And what you did is instead of blaming the person and focus on why the hell did you actually drop the ball is, okay, now that this happened, how do we turn it into something positive? How can I actually help you not to do this? And I really like this mindset shift toward a different positioning.
It’s a nice thing. I like it. And I want to ask you one thing.
I often wonder, speaking of dropping balls or dropping plastic glasses, I often have the feeling that you either pick the team and the wellbeing of the team, or you either pick the business. How do you balance in between?
Porter 20:57
Yeah. This is actually a thing we talked about a lot when I was at BetterUp. This was a thing we remember what book it came from, but we had some required reading and this came from one of our books.

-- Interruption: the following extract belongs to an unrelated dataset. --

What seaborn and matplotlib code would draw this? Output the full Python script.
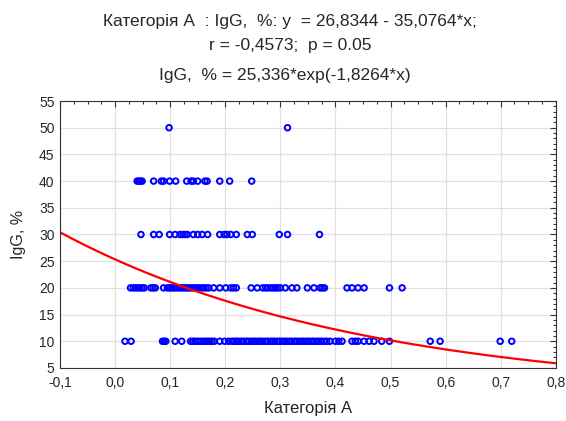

But it was talking about there absolutely is often a conflict between team and business. And it’s really easy to optimize the team or the subsystem at the expense of the overall organism. And very often optimizing for the organism involves intentionally sub-optimizing the team in order to make the overall system work.
And I think one of the marks of management readiness is the ability to step out of your role on a team in the role of an individual contributor and look at the broader context of the business and understand how your team is fitting into the broader priorities and recognize that sometimes the thing that you selfishly want for your own personal experience in the team is actually not the right answer for the broader business. So one of my team members I got to work with for almost the entirety of my four years at BetterUp, and I really enjoyed working with her, I was kind of preparing her for management.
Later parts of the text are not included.